◆ **Source material**
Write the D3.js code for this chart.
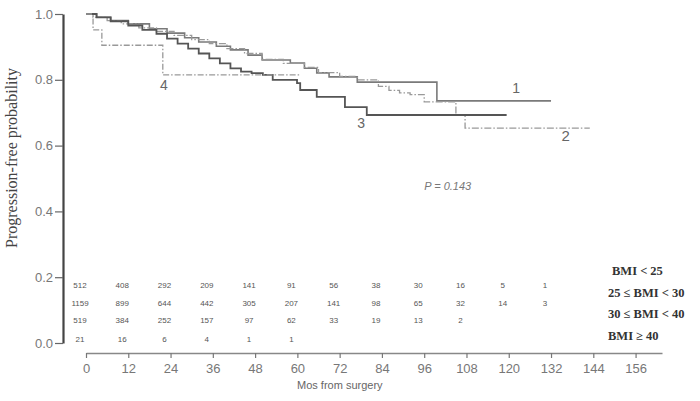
<!DOCTYPE html>
<html><head><meta charset="utf-8">
<script src="https://cdn.jsdelivr.net/npm/d3@7"></script>
<style>body{margin:0;background:#fff}svg{display:block}</style>
</head><body>
<script>
// ---- data ----
const xTicks = [0,12,24,36,48,60,72,84,96,108,120,132,144,156];
const yTicks = [0,0.2,0.4,0.6,0.8,1.0];
const groups = ["BMI < 25","25 \u2264 BMI < 30","30 \u2264 BMI < 40","BMI \u2265 40"];
const curveLabels = ["1","2","3","4"];
// step curves: [month, probability]
const curve1 = [[0,1],[3,0.99],[7,0.98],[12,0.97],[18,0.955],[23,0.942],[28,0.928],[32,0.915],[37,0.902],[41,0.891],[46,0.875],[50,0.86],[58,0.851],[62,0.835],[65.5,0.821],[69,0.809],[77,0.793],[99.6,0.736],[132,0.736]];
const curve2 = [[0,1],[2,0.99],[6,0.98],[10,0.97],[15,0.958],[20,0.947],[25,0.935],[30,0.922],[35,0.91],[40,0.895],[45,0.88],[50,0.862],[56,0.85],[62,0.838],[66,0.822],[72,0.81],[77,0.8],[83,0.78],[86,0.768],[89,0.76],[92,0.755],[96,0.733],[105,0.693],[107.6,0.653],[143,0.653]];
const curve3 = [[0,1],[3,0.99],[7,0.978],[12,0.965],[16,0.952],[20,0.94],[23,0.925],[26,0.91],[29,0.895],[32,0.88],[35,0.865],[38,0.85],[41,0.835],[44,0.825],[47,0.82],[50.2,0.815],[53,0.8],[59.9,0.79],[60.8,0.769],[65.5,0.748],[73.5,0.717],[79.7,0.693],[119.4,0.693]];
const curve4 = [[0,1],[2,0.952],[4.5,0.905],[21.8,0.815],[61,0.815]];
// numbers at risk
const risk1 = [512,408,292,209,141,91,56,38,30,16,5,1];
const risk2 = [1159,899,644,442,305,207,141,98,65,32,14,3];
const risk3 = [519,384,252,157,97,62,33,19,13,2];
const risk4 = [21,16,6,4,1,1];
const pText = "P = 0.143";

// ---- chart ----
const W=700,H=401;
const svg=d3.select("body").append("svg").attr("width",W).attr("height",H);
const x=d3.scaleLinear().domain([0,163.5]).range([86,662]);
const y=d3.scaleLinear().domain([0,1]).range([343,14]);

// y axis
const ya=svg.append("g").attr("transform","translate(63,0)")
  .call(d3.axisLeft(y).tickValues(yTicks).tickFormat(d3.format(".1f")).tickSize(8).tickSizeOuter(0));
ya.select(".domain").attr("stroke","#444").attr("stroke-width",2.2);
ya.selectAll(".tick line").attr("stroke","#666").attr("stroke-width",1.2);
ya.selectAll(".tick text").attr("fill","#777").attr("font-family","Liberation Sans Narrow, Arial Narrow, sans-serif").attr("font-size",13).attr("x",-10);

// x axis
const xa=svg.append("g").attr("transform","translate(0,353)")
  .call(d3.axisBottom(x).tickValues(xTicks).tickSize(5).tickSizeOuter(0));
xa.select(".domain").attr("stroke","#888").attr("stroke-width",1.6);
xa.selectAll(".tick line").attr("stroke","#777").attr("stroke-width",1.2);
xa.selectAll(".tick text").attr("fill","#777").attr("font-family","Liberation Sans, Arial, sans-serif").attr("font-size",13).attr("dy","0.95em");

svg.append("text").attr("x",297).attr("y",389).text("Mos from surgery")
  .attr("font-family","Liberation Sans, Arial, sans-serif").attr("font-size",11).attr("fill","#666");

svg.append("text").attr("transform","translate(17,158) rotate(-90)").attr("text-anchor","middle")
  .text("Progression-free probability").attr("font-family","Liberation Serif, Times New Roman, serif")
  .attr("font-size",16).attr("fill","#444");

// curves
const line=d3.line().x(d=>x(d[0])).y(d=>y(d[1])).curve(d3.curveStepAfter);
const styles=[
  {data:curve1,stroke:"#7a7a7a",w:1.6,dash:null},
  {data:curve2,stroke:"#999",w:1.3,dash:"7,2,1.5,2"},
  {data:curve3,stroke:"#555",w:1.8,dash:null},
  {data:curve4,stroke:"#999",w:1.3,dash:"6,2,1.5,2"}
];
styles.forEach(s=>{
  svg.append("path").attr("d",line(s.data)).attr("fill","none")
    .attr("stroke",s.stroke).attr("stroke-width",s.w).attr("stroke-dasharray",s.dash);
});

// curve labels (positions in data coords)
const labelPos=[[121,0.76,14],[135,0.615,15],[77,0.655,14],[21,0.77,14]];
curveLabels.forEach((t,i)=>{
  svg.append("text").attr("x",x(labelPos[i][0])).attr("y",y(labelPos[i][1])).text(t)
    .attr("font-family","Liberation Sans, Arial, sans-serif").attr("font-size",labelPos[i][2]).attr("fill","#666");
});

svg.append("text").attr("x",x(96)).attr("y",y(0.465)).text(pText)
  .attr("font-family","Liberation Sans, Arial, sans-serif").attr("font-style","italic")
  .attr("font-size",11).attr("fill","#777");

// numbers at risk
const rows=[risk1,risk2,risk3,risk4];
const rowY=[y(0.177),y(0.122),y(0.068),y(0.013)];
rows.forEach((r,ri)=>{
  svg.append("g").selectAll("text").data(r).join("text")
    .attr("x",(d,i)=>x(xTicks[i])-6).attr("y",rowY[ri]).attr("dy","0.35em").attr("text-anchor","middle")
    .text(d=>d).attr("font-family","Liberation Sans Narrow, Arial Narrow, sans-serif").attr("font-size",8).attr("fill","#555");
});

// group legend
groups.forEach((g,i)=>{
  svg.append("text").attr("x",i===0?612:608).attr("y",rowY[0]-14+i*21.5).attr("dy","0.35em").text(g)
    .attr("font-family","Liberation Serif, Times New Roman, serif").attr("font-weight","bold")
    .attr("font-size",12.5).attr("fill","#333");
});
</script>
</body></html>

◆ **Exercise description**
Give an exact copy of the material, leaving out every picture.

◆ **Correct answer**
Write the D3.js code for this chart.
<!DOCTYPE html>
<html><head><meta charset="utf-8">
<script src="https://cdn.jsdelivr.net/npm/d3@7"></script>
<style>body{margin:0;background:#fff}svg{display:block}</style>
</head><body>
<script>
// ---- data ----
const xTicks = [0,12,24,36,48,60,72,84,96,108,120,132,144,156];
const yTicks = [0,0.2,0.4,0.6,0.8,1.0];
const groups = ["BMI < 25","25 \u2264 BMI < 30","30 \u2264 BMI < 40","BMI \u2265 40"];
const curveLabels = ["1","2","3","4"];
// step curves: [month, probability]
const curve1 = [[0,1],[3,0.99],[7,0.98],[12,0.97],[18,0.955],[23,0.942],[28,0.928],[32,0.915],[37,0.902],[41,0.891],[46,0.875],[50,0.86],[58,0.851],[62,0.835],[65.5,0.821],[69,0.809],[77,0.793],[99.6,0.736],[132,0.736]];
const curve2 = [[0,1],[2,0.99],[6,0.98],[10,0.97],[15,0.958],[20,0.947],[25,0.935],[30,0.922],[35,0.91],[40,0.895],[45,0.88],[50,0.862],[56,0.85],[62,0.838],[66,0.822],[72,0.81],[77,0.8],[83,0.78],[86,0.768],[89,0.76],[92,0.755],[96,0.733],[105,0.693],[107.6,0.653],[143,0.653]];
const curve3 = [[0,1],[3,0.99],[7,0.978],[12,0.965],[16,0.952],[20,0.94],[23,0.925],[26,0.91],[29,0.895],[32,0.88],[35,0.865],[38,0.85],[41,0.835],[44,0.825],[47,0.82],[50.2,0.815],[53,0.8],[59.9,0.79],[60.8,0.769],[65.5,0.748],[73.5,0.717],[79.7,0.693],[119.4,0.693]];
const curve4 = [[0,1],[2,0.952],[4.5,0.905],[21.8,0.815],[61,0.815]];
// numbers at risk
const risk1 = [512,408,292,209,141,91,56,38,30,16,5,1];
const risk2 = [1159,899,644,442,305,207,141,98,65,32,14,3];
const risk3 = [519,384,252,157,97,62,33,19,13,2];
const risk4 = [21,16,6,4,1,1];
const pText = "P = 0.143";

// ---- chart ----
const W=700,H=401;
const svg=d3.select("body").append("svg").attr("width",W).attr("height",H);
const x=d3.scaleLinear().domain([0,163.5]).range([86,662]);
const y=d3.scaleLinear().domain([0,1]).range([343,14]);

// y axis
const ya=svg.append("g").attr("transform","translate(63,0)")
  .call(d3.axisLeft(y).tickValues(yTicks).tickFormat(d3.format(".1f")).tickSize(8).tickSizeOuter(0));
ya.select(".domain").attr("stroke","#444").attr("stroke-width",2.2);
ya.selectAll(".tick line").attr("stroke","#666").attr("stroke-width",1.2);
ya.selectAll(".tick text").attr("fill","#777").attr("font-family","Liberation Sans Narrow, Arial Narrow, sans-serif").attr("font-size",13).attr("x",-10);

// x axis
const xa=svg.append("g").attr("transform","translate(0,353)")
  .call(d3.axisBottom(x).tickValues(xTicks).tickSize(5).tickSizeOuter(0));
xa.select(".domain").attr("stroke","#888").attr("stroke-width",1.6);
xa.selectAll(".tick line").attr("stroke","#777").attr("stroke-width",1.2);
xa.selectAll(".tick text").attr("fill","#777").attr("font-family","Liberation Sans, Arial, sans-serif").attr("font-size",13).attr("dy","0.95em");

svg.append("text").attr("x",297).attr("y",389).text("Mos from surgery")
  .attr("font-family","Liberation Sans, Arial, sans-serif").attr("font-size",11).attr("fill","#666");

svg.append("text").attr("transform","translate(17,158) rotate(-90)").attr("text-anchor","middle")
  .text("Progression-free probability").attr("font-family","Liberation Serif, Times New Roman, serif")
  .attr("font-size",16).attr("fill","#444");

// curves
const line=d3.line().x(d=>x(d[0])).y(d=>y(d[1])).curve(d3.curveStepAfter);
const styles=[
  {data:curve1,stroke:"#7a7a7a",w:1.6,dash:null},
  {data:curve2,stroke:"#999",w:1.3,dash:"7,2,1.5,2"},
  {data:curve3,stroke:"#555",w:1.8,dash:null},
  {data:curve4,stroke:"#999",w:1.3,dash:"6,2,1.5,2"}
];
styles.forEach(s=>{
  svg.append("path").attr("d",line(s.data)).attr("fill","none")
    .attr("stroke",s.stroke).attr("stroke-width",s.w).attr("stroke-dasharray",s.dash);
});

// curve labels (positions in data coords)
const labelPos=[[121,0.76,14],[135,0.615,15],[77,0.655,14],[21,0.77,14]];
curveLabels.forEach((t,i)=>{
  svg.append("text").attr("x",x(labelPos[i][0])).attr("y",y(labelPos[i][1])).text(t)
    .attr("font-family","Liberation Sans, Arial, sans-serif").attr("font-size",labelPos[i][2]).attr("fill","#666");
});

svg.append("text").attr("x",x(96)).attr("y",y(0.465)).text(pText)
  .attr("font-family","Liberation Sans, Arial, sans-serif").attr("font-style","italic")
  .attr("font-size",11).attr("fill","#777");

// numbers at risk
const rows=[risk1,risk2,risk3,risk4];
const rowY=[y(0.177),y(0.122),y(0.068),y(0.013)];
rows.forEach((r,ri)=>{
  svg.append("g").selectAll("text").data(r).join("text")
    .attr("x",(d,i)=>x(xTicks[i])-6).attr("y",rowY[ri]).attr("dy","0.35em").attr("text-anchor","middle")
    .text(d=>d).attr("font-family","Liberation Sans Narrow, Arial Narrow, sans-serif").attr("font-size",8).attr("fill","#555");
});

// group legend
groups.forEach((g,i)=>{
  svg.append("text").attr("x",i===0?612:608).attr("y",rowY[0]-14+i*21.5).attr("dy","0.35em").text(g)
    .attr("font-family","Liberation Serif, Times New Roman, serif").attr("font-weight","bold")
    .attr("font-size",12.5).attr("fill","#333");
});
</script>
</body></html>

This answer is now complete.